New: Vacancy rates and Tuesday's Housing Nexus workshop

Monday July 13, 2015 - 06:15:00 PM

On Tuesday, July 14th, at 6:00 pm, in the City Council Chambers is a workshop to discuss the updated Affordable Housing Nexus Study authored by BAE, Bay Area Economics. This is the report that will help determine mitigation fees for affordable housing development. To determine the City's current "3.1%" vacancy rate, BAE considered only 9 buildings, each with more than 50 units, built between 2001 and 2012, a total of 1054 units. This doesn't reflect any older units or smaller buildings, the majority of rentals in Berkeley. When using a small statistical sample, in this case around 2% of Berkeley households, care must be taken for the sample to be random and represent the whole of the population. A much better, free, reliable, and unquestionably standard resource for this type of statistic is the US Census Bureau. 

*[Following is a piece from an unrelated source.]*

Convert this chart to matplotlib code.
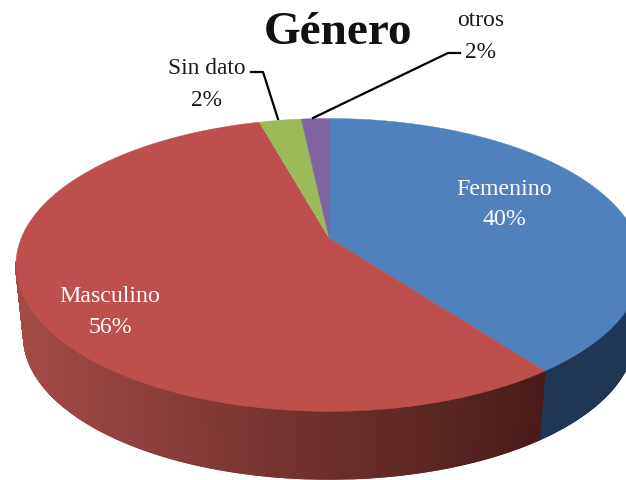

Since 2005, in addition to its decennial door-to-door surveys, the Bureau annually compiles community data from many sources and reports, and makes this data available on its website*. The most recent report from 2013 gives the vacancy rate for Berkeley at 8.09%. In fact, between 2009 and 2013, the vacancy rate has not fallen below 7.35% reported in 2011. Berkeley's Consolidated Plan for Housing, sent to HUD in May of this year, does mention the Census reporting a 7% vacancy rate in 2010 (pg 57), but dismisses it as an error or anomaly. The Census' annual figures suggest that it is, in fact, the norm.
In the Nexus study, BAE states that a 5% vacancy rate indicates a healthy housing economy. When the vacancy rate is lower (3.1%) there are fewer units available and little turnover, so construction of more units is vital. With a higher vacancy rate (8.09%) there are too many units, and development needs to back off and/or prices need to come down to make available units affordable to more people. For the past 6 years, and maybe longer, the City has been under reporting its vacancy rates to allow and encourage developers to build much bigger, much denser housing projects; all of them at inflated prices. The problem becomes that as the rental rates increase, so does the vacancy rate as tenants give up and move into smaller quarters, often shared by many more people, in order to make their rents affordable. Or they are forced out of town or even onto the streets.
One unexpected benefit from a glut of housing is that now developers are actually providing their 10% required replacement units in their own projects, eliminating the need for in-lieu-of fees. The City doesn't care for this. They'd rather have money for the Housing Trust Fund, which hasn't produced any new low income housing in nearly 10 years (though all the funds manage to get spent every year). This is why they are planning to increase the low income units required of developers from 10% to 34%; knowing that few investors will agree to that many low income tenants in their luxury housing projects.
It's time to call a moratorium on all development while we find out how and why this was allowed to happen. This is an unacceptable breach of the public trust and either staff, or the politicians, or their aides, or someone should have noticed this long ago and put a stop to it.